-- START OF Extracted records --

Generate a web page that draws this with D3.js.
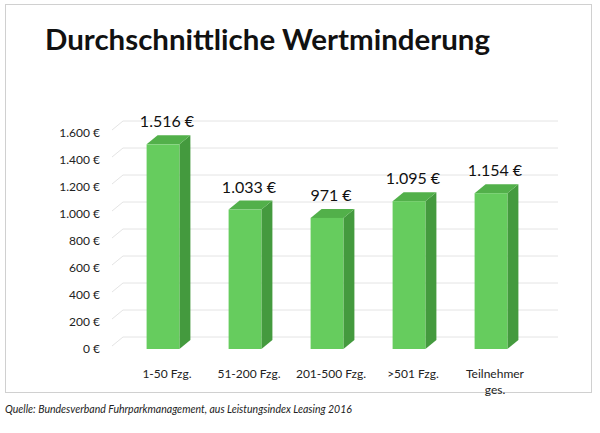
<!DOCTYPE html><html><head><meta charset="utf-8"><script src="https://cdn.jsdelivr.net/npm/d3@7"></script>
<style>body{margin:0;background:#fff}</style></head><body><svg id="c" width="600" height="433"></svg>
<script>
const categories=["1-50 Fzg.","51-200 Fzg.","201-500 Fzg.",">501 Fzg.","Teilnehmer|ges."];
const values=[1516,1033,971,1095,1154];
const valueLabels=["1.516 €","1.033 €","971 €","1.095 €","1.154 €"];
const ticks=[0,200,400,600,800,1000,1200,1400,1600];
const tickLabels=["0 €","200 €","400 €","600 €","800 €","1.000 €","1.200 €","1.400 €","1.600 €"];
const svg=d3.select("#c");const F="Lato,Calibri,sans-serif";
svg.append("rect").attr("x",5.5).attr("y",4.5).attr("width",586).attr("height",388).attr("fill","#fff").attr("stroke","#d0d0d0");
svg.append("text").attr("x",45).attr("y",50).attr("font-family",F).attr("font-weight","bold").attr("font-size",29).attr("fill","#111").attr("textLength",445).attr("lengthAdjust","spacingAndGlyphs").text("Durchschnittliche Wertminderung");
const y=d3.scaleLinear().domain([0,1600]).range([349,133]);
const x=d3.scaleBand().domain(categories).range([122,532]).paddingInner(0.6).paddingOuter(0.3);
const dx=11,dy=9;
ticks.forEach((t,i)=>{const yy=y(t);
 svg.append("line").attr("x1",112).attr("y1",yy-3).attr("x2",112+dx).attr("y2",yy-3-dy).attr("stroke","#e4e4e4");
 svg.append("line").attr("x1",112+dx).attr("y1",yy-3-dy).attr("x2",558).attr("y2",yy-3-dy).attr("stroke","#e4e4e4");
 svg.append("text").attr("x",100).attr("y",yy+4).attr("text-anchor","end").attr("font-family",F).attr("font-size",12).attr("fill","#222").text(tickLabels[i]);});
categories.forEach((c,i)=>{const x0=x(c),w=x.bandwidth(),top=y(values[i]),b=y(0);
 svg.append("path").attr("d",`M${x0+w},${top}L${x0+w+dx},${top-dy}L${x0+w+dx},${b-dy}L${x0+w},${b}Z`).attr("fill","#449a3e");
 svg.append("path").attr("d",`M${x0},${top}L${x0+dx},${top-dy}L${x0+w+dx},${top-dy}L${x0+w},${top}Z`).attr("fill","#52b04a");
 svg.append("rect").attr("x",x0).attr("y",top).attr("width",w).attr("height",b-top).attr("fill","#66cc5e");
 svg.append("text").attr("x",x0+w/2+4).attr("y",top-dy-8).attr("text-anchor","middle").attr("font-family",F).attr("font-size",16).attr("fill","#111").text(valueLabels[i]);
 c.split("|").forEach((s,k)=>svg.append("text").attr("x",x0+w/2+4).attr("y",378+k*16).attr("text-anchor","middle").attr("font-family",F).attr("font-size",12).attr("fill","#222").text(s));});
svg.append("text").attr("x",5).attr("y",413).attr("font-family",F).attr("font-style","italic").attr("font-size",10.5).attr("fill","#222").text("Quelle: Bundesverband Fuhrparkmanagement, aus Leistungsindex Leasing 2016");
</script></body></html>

-- END OF Extracted records --
-- START OF Extracted records --

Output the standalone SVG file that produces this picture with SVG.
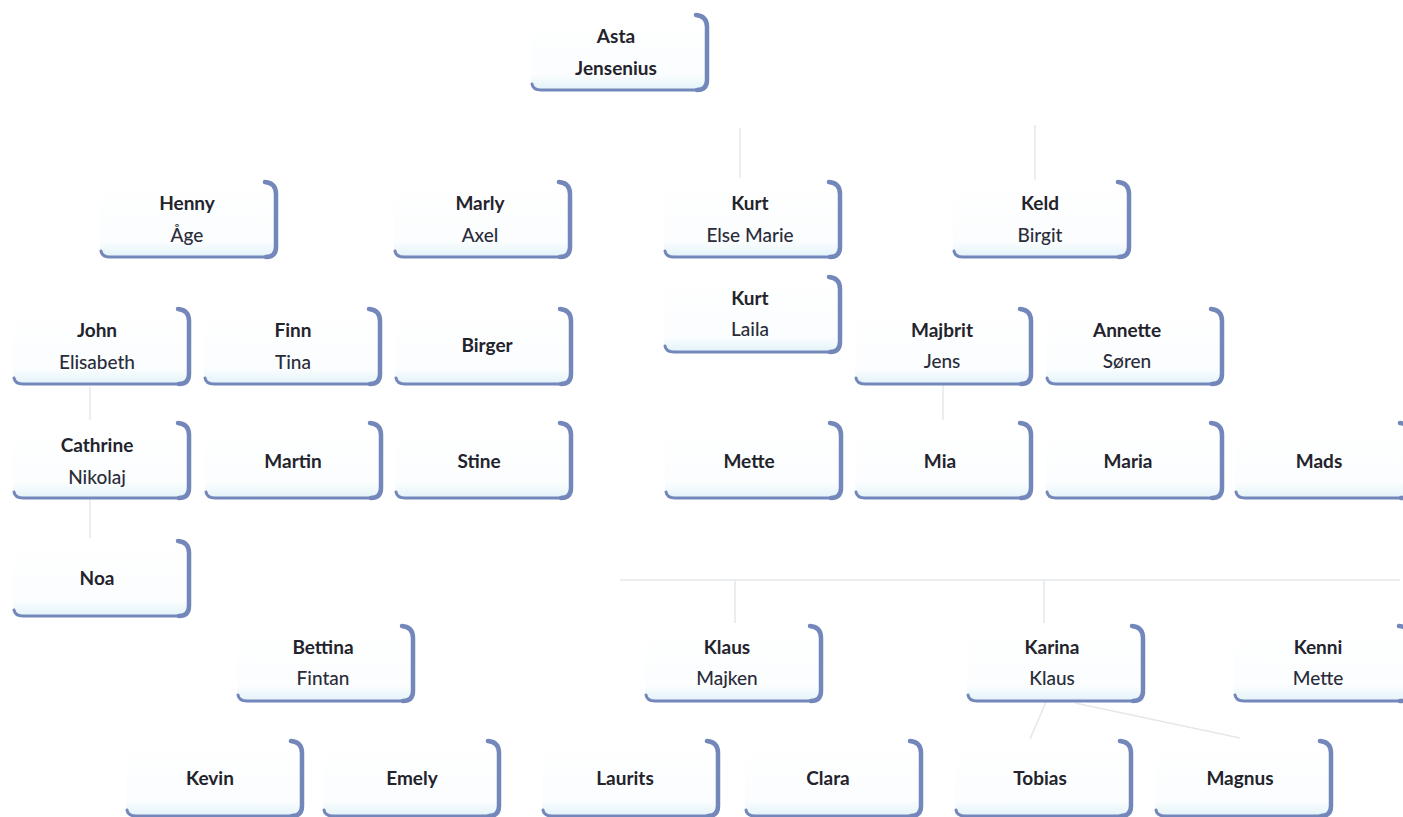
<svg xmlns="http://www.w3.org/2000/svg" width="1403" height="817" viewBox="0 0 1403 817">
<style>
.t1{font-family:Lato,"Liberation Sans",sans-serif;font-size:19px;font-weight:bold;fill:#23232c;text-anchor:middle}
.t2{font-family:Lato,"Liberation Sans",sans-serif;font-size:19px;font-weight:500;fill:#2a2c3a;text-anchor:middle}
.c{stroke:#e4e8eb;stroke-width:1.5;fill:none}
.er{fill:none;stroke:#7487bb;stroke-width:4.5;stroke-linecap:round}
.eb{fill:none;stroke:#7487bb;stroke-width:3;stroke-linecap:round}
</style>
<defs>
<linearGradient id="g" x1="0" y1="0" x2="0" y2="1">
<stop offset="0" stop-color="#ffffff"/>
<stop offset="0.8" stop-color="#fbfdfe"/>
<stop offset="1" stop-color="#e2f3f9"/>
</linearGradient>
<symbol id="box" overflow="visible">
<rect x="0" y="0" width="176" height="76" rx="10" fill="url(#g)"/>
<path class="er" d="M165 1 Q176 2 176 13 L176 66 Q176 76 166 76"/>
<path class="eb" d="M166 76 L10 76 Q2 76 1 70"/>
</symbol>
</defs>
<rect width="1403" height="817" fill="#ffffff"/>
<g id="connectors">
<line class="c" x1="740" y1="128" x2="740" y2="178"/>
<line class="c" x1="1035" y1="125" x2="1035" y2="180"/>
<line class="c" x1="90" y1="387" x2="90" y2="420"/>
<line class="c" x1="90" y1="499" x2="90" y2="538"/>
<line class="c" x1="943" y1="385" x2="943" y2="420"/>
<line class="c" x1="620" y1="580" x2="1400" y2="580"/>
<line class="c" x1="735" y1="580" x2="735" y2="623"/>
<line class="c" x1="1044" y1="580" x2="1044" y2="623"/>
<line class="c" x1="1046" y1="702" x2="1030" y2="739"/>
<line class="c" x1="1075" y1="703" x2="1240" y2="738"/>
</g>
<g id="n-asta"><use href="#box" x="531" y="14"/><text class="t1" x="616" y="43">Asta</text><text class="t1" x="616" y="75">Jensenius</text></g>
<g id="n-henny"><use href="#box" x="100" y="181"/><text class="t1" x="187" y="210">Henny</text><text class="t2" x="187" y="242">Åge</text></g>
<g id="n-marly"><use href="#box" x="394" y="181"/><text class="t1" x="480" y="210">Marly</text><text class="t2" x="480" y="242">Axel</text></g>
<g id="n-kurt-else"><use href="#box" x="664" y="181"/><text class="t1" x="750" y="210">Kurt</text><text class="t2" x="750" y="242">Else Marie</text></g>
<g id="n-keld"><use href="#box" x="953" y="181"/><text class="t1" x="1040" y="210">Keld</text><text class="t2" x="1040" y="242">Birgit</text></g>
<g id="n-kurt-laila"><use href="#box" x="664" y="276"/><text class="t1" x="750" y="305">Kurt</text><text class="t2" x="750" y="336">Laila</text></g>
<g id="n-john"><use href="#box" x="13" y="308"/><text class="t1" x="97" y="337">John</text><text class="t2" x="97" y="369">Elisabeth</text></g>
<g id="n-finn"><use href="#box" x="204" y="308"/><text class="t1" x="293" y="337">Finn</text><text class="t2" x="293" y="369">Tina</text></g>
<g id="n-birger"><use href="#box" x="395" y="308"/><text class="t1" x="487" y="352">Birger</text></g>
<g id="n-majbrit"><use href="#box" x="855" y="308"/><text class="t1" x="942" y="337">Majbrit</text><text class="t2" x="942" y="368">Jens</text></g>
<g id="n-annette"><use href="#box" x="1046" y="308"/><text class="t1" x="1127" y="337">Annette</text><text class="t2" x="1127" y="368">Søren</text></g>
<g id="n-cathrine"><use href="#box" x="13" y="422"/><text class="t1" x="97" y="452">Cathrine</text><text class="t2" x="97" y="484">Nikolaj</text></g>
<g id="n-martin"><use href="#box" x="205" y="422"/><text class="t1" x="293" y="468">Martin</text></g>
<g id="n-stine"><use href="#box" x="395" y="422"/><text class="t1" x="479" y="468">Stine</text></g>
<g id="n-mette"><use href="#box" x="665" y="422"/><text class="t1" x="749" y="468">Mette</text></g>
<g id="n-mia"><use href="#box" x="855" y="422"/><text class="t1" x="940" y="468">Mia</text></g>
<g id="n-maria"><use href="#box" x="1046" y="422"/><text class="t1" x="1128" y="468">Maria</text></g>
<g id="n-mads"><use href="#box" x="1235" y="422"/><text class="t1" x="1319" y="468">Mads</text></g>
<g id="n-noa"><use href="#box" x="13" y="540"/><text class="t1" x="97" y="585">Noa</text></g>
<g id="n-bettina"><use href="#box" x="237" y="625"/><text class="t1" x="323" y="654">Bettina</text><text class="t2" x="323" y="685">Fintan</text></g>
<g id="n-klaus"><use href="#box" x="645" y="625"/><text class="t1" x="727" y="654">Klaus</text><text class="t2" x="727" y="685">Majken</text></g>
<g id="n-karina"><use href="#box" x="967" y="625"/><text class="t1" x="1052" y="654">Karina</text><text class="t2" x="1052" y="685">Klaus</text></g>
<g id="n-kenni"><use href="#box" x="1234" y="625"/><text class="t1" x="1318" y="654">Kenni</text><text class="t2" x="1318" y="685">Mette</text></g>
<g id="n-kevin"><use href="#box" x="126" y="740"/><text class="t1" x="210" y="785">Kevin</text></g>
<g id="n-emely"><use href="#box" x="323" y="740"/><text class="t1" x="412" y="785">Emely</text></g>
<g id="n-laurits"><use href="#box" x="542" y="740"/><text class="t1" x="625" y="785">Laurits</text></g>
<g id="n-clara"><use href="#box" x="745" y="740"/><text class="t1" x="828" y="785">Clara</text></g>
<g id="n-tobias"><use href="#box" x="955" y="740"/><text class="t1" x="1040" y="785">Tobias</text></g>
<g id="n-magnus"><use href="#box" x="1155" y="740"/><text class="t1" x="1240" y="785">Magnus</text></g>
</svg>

-- END OF Extracted records --
-- START OF Extracted records --

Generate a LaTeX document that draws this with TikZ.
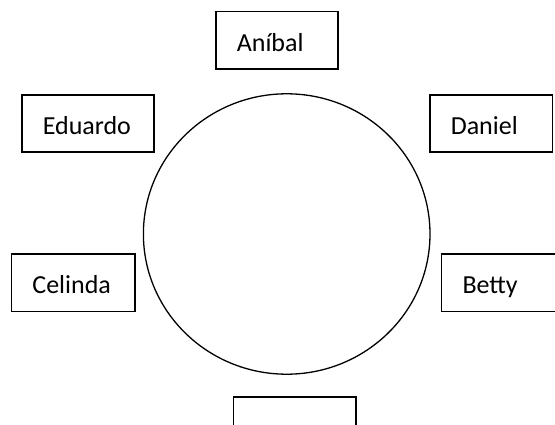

-- END OF Extracted records --

Task to complete:
Copy every line in the records above that contains the word "with".

The completed task:
Generate a web page that draws this with D3.js.
Output the standalone SVG file that produces this picture with SVG.
Generate a LaTeX document that draws this with TikZ.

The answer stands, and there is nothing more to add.